The nonlinear part is pretty much what we do at the end of the Bayesian computations: if the probability of a hypothesis is above some level, we accept it as true, i.e. in other words pull it up to 1, if it's below some equal or lower level we reject it, i.e. pull it down to 0, and if these levels are not the same and the probability is in the middle then we leave it as some value in the middle, probably modified in some way from the original value.

The sum part is pretty much the same as the sum done in AdaBoost. AdaBoost does the sum of logarithms. And I've shown in the previous posts that this sum can be converted to a logarithm of a product, and then the product can be seen as a Bayesian computation expressed as chances, and the logarithm being a part of the decision-making process that converts the resulting chance value to a positive-or-negative value. So we can apply the same approach to the sum in the neuron, say that the values it sums up are logarithms, convert it to the logarithm of a product, make the logarithm a part of the final nonlinear function, and then the remaining product can be seen as a Bayesian computation on chances.

This pretty much means that a neuron can be seen as a Bayesian machine.
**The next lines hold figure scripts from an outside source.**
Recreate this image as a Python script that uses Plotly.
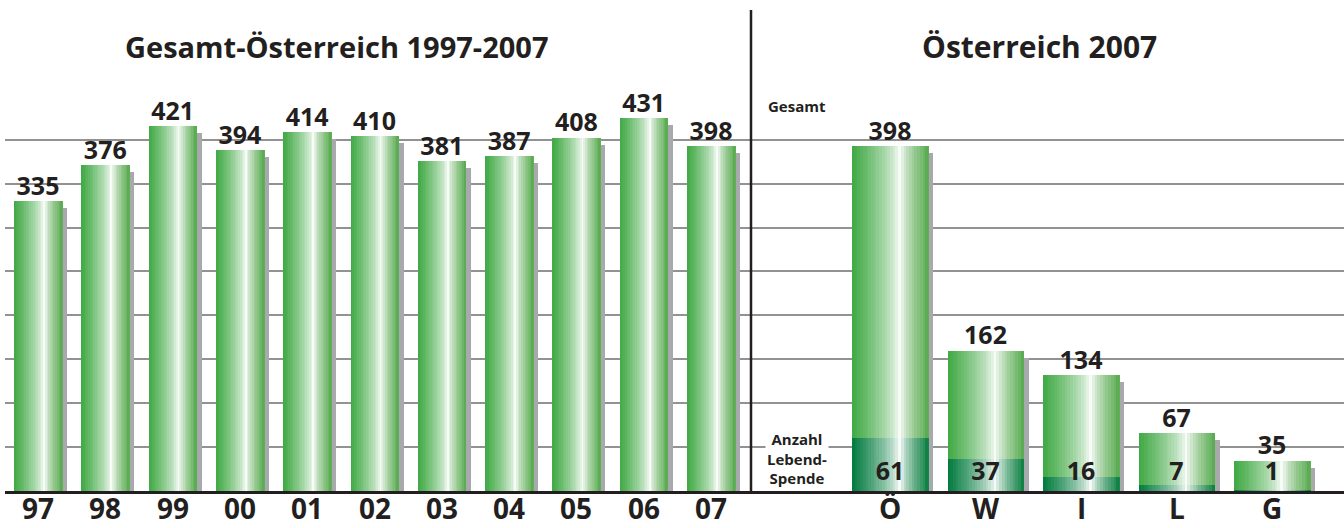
import plotly.graph_objects as go

# ---------------- data ----------------
years = ["97", "98", "99", "00", "01", "02", "03", "04", "05", "06", "07"]
totals_years = [335, 376, 421, 394, 414, 410, 381, 387, 408, 431, 398]

regions = ["Ö", "W", "I", "L", "G"]
totals_2007 = [398, 162, 134, 67, 35]
living_2007 = [61, 37, 16, 7, 1]

title_left = "Gesamt-Österreich 1997-2007"
title_right = "Österreich 2007"

# ---------------- style ----------------
W, H = 1344, 528
FONT = "Open Sans"
TXT = "#231f20"
GREEN_L = (62, 168, 66)
GREEN_R = (92, 172, 84)
DARK_L = (0, 122, 61)
DARK_R = (18, 130, 70)
SHADOW = "#a7a9ac"
GRID = "#929292"

def px_x(p):
    return p / W

def px_y(p):
    return 1 - p / H

# geometry (pixel-based) -> axis ranges
base_px, top_px = 491, 10
ppu = 0.866  # pixels per value unit
y_range = [0, (base_px - top_px) / ppu]
y_dom = [px_y(base_px), px_y(top_px)]
grid_vals = [50.7 * k for k in range(1, 9)]

L_c0, L_step, L_w = 38, 67.3, 48
R_c0, R_step, R_w = 890, 95.5, 76
split = 745
L_dom = [5, split]
R_dom = [split, W]
L_range = [(L_dom[0] - L_c0) / L_step, (L_dom[1] - L_c0) / L_step]
R_range = [(R_dom[0] - R_c0) / R_step, (R_dom[1] - R_c0) / R_step]

N = 28
HL = 0.63


def mix(c1, c2, f):
    return "rgb(%d,%d,%d)" % tuple(round(a + (b - a) * f) for a, b in zip(c1, c2))


def strip_color(u, cl, cr):
    if u <= HL:
        s = (HL - u) / HL
        edge = cl
    else:
        s = (u - HL) / (1 - HL)
        edge = cr
    f = min(1.0, s) ** 0.7
    return mix((255, 255, 255), edge, f)


fig = go.Figure()


def gradient_bars(xs, ys, width, xa, ya, cl, cr):
    step = width / N
    for i in range(N):
        u = (i + 0.5) / N
        fig.add_trace(go.Bar(
            x=xs, y=ys, xaxis=xa, yaxis=ya,
            width=step * 1.35, offset=-width / 2 + i * step,
            marker=dict(color=strip_color(u, cl, cr), line=dict(width=0)),
            showlegend=False, hoverinfo="skip",
        ))
    fig.add_trace(go.Bar(
        x=xs, y=ys, xaxis=xa, yaxis=ya,
        width=step, offset=width / 2 - step,
        marker=dict(color=mix(cr, cr, 0), line=dict(width=0)),
        showlegend=False, hoverinfo="skip",
    ))


# ---- left panel ----
xl = list(range(len(years)))
lw = L_w / L_step
fig.add_trace(go.Bar(
    x=xl, y=[v - 8 for v in totals_years], xaxis="x", yaxis="y",
    width=lw, offset=-lw / 2 + 5 / L_step,
    marker=dict(color=SHADOW, line=dict(width=0)), showlegend=False, hoverinfo="skip",
))
gradient_bars(xl, totals_years, lw, "x", "y", GREEN_L, GREEN_R)
fig.add_trace(go.Scatter(
    x=xl, y=totals_years, xaxis="x", yaxis="y", mode="text",
    text=[str(v) for v in totals_years], textposition="top center",
    textfont=dict(family=FONT, size=25, color=TXT, weight=700),
    showlegend=False, hoverinfo="skip",
))

# ---- right panel ----
xr = list(range(len(regions)))
rw = R_w / R_step
fig.add_trace(go.Bar(
    x=xr, y=[v - 8 for v in totals_2007], xaxis="x2", yaxis="y2",
    width=rw, offset=-rw / 2 + 5 / R_step,
    marker=dict(color=SHADOW, line=dict(width=0)), showlegend=False, hoverinfo="skip",
))
gradient_bars(xr, totals_2007, rw, "x2", "y2", GREEN_L, GREEN_R)
gradient_bars(xr, living_2007, rw, "x2", "y2", DARK_L, DARK_R)
fig.add_trace(go.Scatter(
    x=xr, y=totals_2007, xaxis="x2", yaxis="y2", mode="text",
    text=[str(v) for v in totals_2007], textposition="top center",
    textfont=dict(family=FONT, size=25, color=TXT, weight=700),
    showlegend=False, hoverinfo="skip",
))
fig.add_trace(go.Scatter(
    x=xr, y=[20] * len(xr), xaxis="x2", yaxis="y2", mode="text",
    text=[str(v) for v in living_2007], textposition="middle center",
    textfont=dict(family=FONT, size=25, color=TXT, weight=700),
    showlegend=False, hoverinfo="skip",
))

axis_common = dict(
    showline=True, linecolor=TXT, linewidth=3, ticks="", showgrid=False,
    zeroline=False, showticklabels=False, fixedrange=True, automargin=False,
)
yaxis_common = dict(
    range=y_range, domain=y_dom, showgrid=True, gridcolor=GRID, gridwidth=1.5,
    tickmode="array", tickvals=grid_vals, showticklabels=False, zeroline=False,
    showline=False, fixedrange=True, automargin=False,
)

# category labels under the axes, positioned through the x axes
cat_labels = []
for xs, labels, xref in ((xl, years, "x"), (xr, regions, "x2")):
    for xv, lab in zip(xs, labels):
        cat_labels.append(dict(
            text=lab, x=xv, xref=xref, y=0, yref="paper",
            showarrow=False, xanchor="center", yanchor="bottom", borderpad=0,
            font=dict(family=FONT, size=28, color=TXT, weight=700)))

fig.update_layout(
    width=W, height=H, margin=dict(l=0, r=0, t=0, b=0, autoexpand=False),
    paper_bgcolor="white", plot_bgcolor="rgba(0,0,0,0)",
    barmode="overlay", bargap=0,
    xaxis=dict(domain=[px_x(L_dom[0]), px_x(L_dom[1])], range=L_range, anchor="y",
               **axis_common),
    yaxis=dict(anchor="x", **yaxis_common),
    xaxis2=dict(domain=[px_x(R_dom[0]), px_x(R_dom[1])], range=R_range, anchor="y2",
                **axis_common),
    yaxis2=dict(anchor="x2", **yaxis_common),
    font=dict(family=FONT, color=TXT),
    shapes=[
        dict(type="line", xref="paper", yref="paper",
             x0=px_x(751), x1=px_x(751), y0=px_y(10), y1=px_y(base_px),
             line=dict(color=TXT, width=2.5)),
    ],
    annotations=[
        dict(text=title_left, xref="paper", yref="paper", x=px_x(337), y=px_y(46),
             showarrow=False, xanchor="center", yanchor="middle",
             font=dict(family=FONT, size=29, color=TXT, weight=700)),
        dict(text=title_right, xref="paper", yref="paper", x=px_x(1039), y=px_y(46),
             showarrow=False, xanchor="center", yanchor="middle",
             font=dict(family=FONT, size=30, color=TXT, weight=700)),
        dict(text="Gesamt", xref="paper", yref="paper", x=px_x(797), y=px_y(106),
             showarrow=False, xanchor="center", yanchor="middle",
             font=dict(family=FONT, size=15, color=TXT, weight=700)),
        dict(text="Anzahl<br>Lebend-<br>Spende", xref="paper", yref="paper",
             x=px_x(797), y=px_y(458), showarrow=False, xanchor="center",
             yanchor="middle", bgcolor="white",
             font=dict(family=FONT, size=15, color=TXT, weight=700)),
    ] + cat_labels,
)

fig.write_html("out.html", config={"displayModeBar": False},
               post_script="document.body.style.margin='0';")
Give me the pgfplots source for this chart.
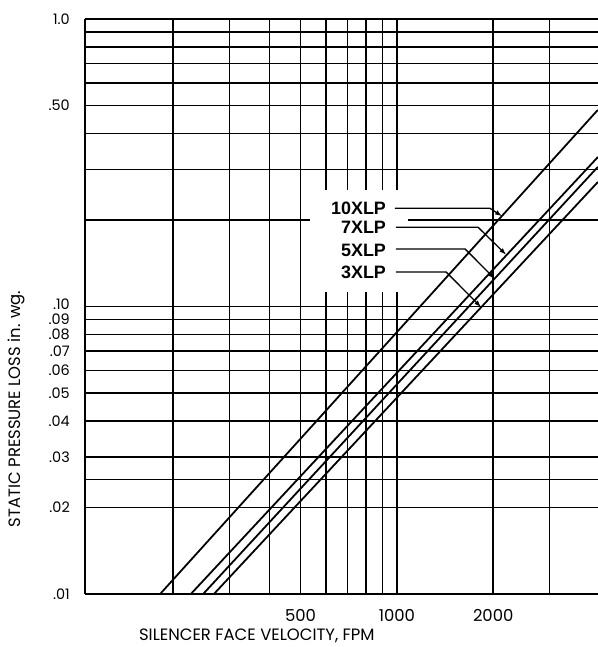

And guess what, apparently there is also such a thing as a Bayesian network. There people take multiple Bayesian machines, and connect the results of one set of machines as the input events to the Bayesian machines of the next level. For all I can tell, the major benefit of the handling of the problem when some hypotheses are indicated by a XOR of the input events, similarly to the splitting of the hypotheses into two and then merging them afterwards like I've shown before but instead of the external arithmetics the logic being folded into the Bayesian computation of the second level.

But if a neuron can be seen as a Bayesian machine then the neural networks can also be seen as the Bayesian networks! The only difference being that in the Bayesian networks the first-level (and in general intermediate-level) hypotheses are hand-picked while the neural networks find these intermediate hypotheses on their own during the training.

I wonder if this is something widely known, or not known, or known to be wrong?